- **Written instruction**
Which lines hold the word "React"? Show each of them.

- **Exercise inputs**
════════

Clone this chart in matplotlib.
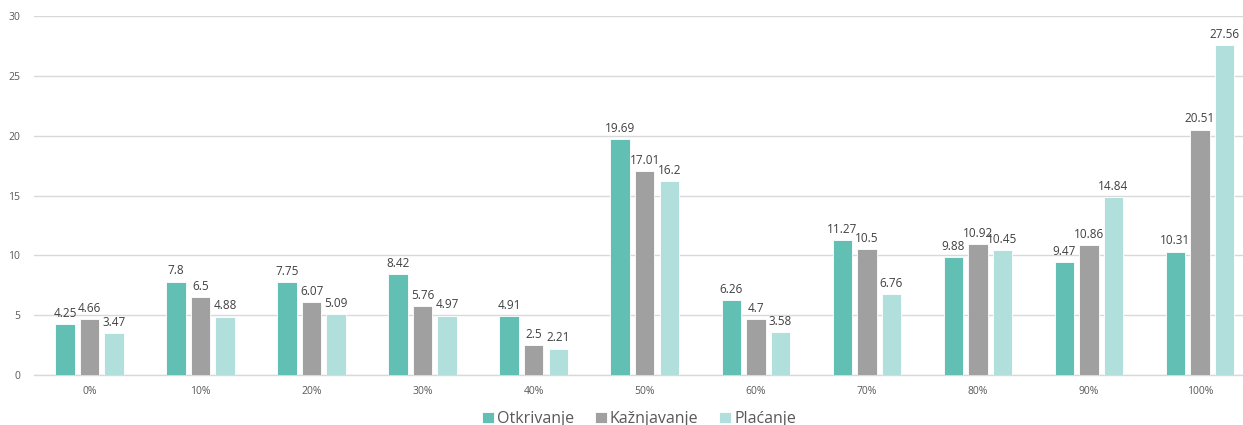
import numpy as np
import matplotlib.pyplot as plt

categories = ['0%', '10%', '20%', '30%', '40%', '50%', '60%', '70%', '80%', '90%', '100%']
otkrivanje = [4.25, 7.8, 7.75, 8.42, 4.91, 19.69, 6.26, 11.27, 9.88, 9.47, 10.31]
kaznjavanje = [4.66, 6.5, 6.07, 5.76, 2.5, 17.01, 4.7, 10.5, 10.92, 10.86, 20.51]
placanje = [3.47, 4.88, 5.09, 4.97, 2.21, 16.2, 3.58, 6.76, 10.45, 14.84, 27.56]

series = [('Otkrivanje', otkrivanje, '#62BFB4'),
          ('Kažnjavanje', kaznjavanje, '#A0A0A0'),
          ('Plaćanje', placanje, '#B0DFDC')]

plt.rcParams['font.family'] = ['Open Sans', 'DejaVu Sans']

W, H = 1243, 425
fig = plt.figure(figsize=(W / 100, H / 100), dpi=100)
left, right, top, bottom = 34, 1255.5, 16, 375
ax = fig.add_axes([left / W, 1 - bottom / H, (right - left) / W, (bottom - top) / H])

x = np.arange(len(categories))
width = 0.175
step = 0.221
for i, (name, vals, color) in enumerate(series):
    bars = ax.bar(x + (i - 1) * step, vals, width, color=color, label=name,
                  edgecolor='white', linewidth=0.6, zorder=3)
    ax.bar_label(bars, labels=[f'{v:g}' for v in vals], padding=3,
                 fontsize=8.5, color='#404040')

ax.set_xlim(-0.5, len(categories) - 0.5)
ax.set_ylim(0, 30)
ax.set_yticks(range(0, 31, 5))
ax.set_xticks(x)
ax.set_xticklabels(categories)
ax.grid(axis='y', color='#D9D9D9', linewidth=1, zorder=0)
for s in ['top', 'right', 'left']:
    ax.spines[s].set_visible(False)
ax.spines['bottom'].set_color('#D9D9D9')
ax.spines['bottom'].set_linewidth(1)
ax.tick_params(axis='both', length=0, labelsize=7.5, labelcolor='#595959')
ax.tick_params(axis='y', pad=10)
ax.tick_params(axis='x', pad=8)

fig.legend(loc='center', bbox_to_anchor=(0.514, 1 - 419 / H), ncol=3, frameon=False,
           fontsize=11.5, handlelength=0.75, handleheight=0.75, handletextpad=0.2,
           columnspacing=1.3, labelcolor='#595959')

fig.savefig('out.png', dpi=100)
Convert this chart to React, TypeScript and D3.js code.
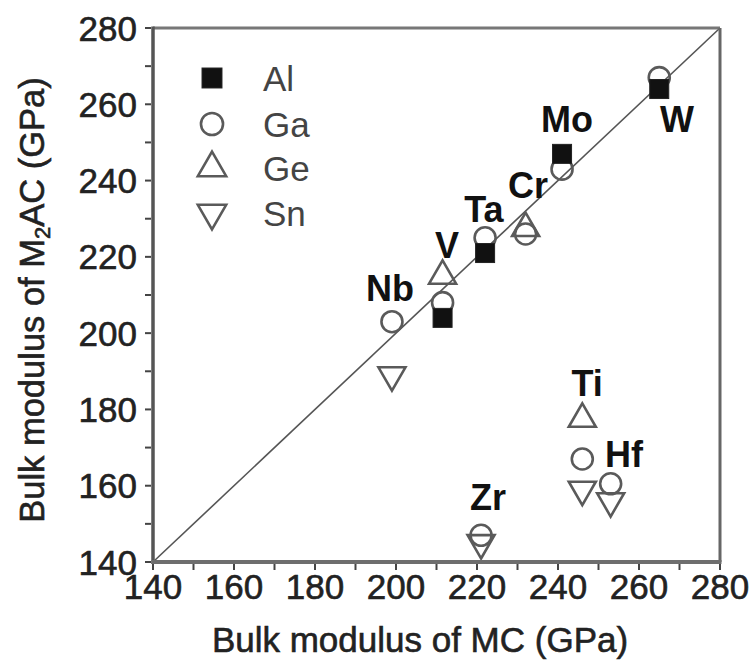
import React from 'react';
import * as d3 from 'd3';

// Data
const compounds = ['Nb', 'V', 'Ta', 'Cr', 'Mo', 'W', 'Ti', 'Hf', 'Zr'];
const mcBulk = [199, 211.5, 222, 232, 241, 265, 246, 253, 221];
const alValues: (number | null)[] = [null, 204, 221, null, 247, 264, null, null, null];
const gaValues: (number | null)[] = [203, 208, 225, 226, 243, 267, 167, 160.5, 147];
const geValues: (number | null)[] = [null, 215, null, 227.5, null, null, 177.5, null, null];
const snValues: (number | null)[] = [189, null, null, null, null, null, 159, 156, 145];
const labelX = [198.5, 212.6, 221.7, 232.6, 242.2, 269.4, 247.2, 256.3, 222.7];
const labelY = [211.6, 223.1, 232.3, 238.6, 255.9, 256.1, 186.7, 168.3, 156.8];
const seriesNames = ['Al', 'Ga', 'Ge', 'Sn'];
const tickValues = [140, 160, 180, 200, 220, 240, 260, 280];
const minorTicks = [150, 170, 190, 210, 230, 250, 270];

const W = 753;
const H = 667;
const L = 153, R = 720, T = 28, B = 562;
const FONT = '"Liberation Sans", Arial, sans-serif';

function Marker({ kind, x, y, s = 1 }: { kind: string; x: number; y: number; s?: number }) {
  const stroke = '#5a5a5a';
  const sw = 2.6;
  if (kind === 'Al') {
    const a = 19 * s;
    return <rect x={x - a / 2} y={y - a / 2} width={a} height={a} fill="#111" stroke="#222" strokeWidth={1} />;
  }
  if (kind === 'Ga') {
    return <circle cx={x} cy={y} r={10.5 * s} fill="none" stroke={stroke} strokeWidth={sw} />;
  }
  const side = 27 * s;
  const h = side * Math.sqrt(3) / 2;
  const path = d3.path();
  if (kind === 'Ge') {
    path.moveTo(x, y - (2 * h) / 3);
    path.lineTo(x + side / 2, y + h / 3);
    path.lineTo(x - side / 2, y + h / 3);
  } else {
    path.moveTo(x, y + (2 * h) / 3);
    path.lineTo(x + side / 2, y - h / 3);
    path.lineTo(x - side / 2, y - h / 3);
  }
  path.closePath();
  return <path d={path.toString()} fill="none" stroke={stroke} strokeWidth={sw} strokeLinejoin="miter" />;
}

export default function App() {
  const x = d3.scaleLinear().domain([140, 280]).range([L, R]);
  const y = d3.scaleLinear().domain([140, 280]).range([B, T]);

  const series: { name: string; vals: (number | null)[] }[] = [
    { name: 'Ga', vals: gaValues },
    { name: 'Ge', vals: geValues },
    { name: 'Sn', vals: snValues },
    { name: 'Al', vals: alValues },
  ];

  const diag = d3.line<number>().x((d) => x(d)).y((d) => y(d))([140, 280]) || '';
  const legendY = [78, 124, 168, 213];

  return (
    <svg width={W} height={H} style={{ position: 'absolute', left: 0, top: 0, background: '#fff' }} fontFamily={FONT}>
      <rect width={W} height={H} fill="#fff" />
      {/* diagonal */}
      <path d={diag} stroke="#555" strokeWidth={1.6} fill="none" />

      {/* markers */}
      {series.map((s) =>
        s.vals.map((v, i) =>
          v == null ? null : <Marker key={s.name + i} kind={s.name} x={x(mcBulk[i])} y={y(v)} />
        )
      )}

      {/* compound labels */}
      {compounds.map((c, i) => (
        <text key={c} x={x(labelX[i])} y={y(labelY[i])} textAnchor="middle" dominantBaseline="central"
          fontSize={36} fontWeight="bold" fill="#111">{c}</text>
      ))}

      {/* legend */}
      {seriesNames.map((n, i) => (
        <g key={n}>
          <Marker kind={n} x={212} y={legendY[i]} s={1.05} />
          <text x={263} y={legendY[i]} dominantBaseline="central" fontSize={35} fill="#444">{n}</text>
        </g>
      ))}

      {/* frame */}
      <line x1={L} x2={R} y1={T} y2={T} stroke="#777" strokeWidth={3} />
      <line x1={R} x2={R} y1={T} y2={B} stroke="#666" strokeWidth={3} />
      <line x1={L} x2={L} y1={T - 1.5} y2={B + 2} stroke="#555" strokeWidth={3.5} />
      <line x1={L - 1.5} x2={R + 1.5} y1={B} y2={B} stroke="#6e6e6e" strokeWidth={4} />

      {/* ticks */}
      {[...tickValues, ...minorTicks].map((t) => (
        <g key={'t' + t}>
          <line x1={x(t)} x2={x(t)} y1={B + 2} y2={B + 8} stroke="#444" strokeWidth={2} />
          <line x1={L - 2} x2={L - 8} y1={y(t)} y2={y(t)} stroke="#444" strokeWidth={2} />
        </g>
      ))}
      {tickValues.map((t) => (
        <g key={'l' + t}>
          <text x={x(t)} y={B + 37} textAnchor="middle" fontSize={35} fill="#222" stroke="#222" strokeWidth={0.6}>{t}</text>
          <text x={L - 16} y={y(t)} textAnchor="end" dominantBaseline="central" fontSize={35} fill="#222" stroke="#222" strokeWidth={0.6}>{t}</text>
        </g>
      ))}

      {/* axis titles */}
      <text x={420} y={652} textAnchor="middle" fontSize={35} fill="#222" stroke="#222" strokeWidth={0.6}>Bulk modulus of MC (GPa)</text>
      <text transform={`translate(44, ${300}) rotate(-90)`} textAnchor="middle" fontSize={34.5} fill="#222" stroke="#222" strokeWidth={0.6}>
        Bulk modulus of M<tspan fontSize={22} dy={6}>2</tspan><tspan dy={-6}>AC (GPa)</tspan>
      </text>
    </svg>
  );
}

════════

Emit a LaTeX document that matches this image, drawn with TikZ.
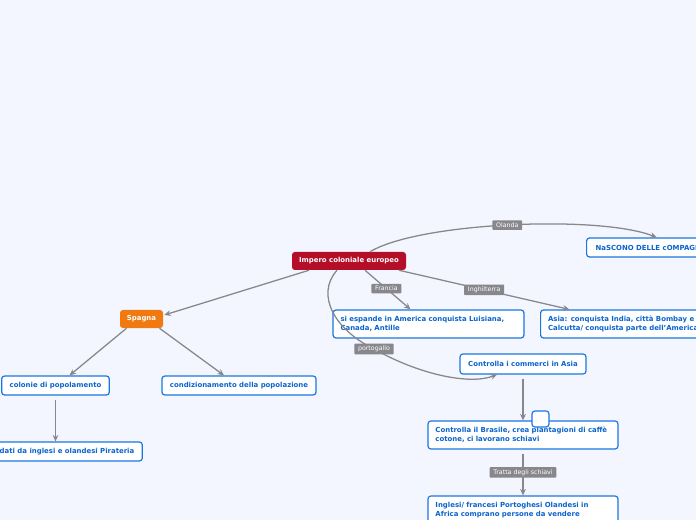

════════

- **Solution to the problem**
Convert this chart to React, TypeScript and D3.js code.
import React from 'react';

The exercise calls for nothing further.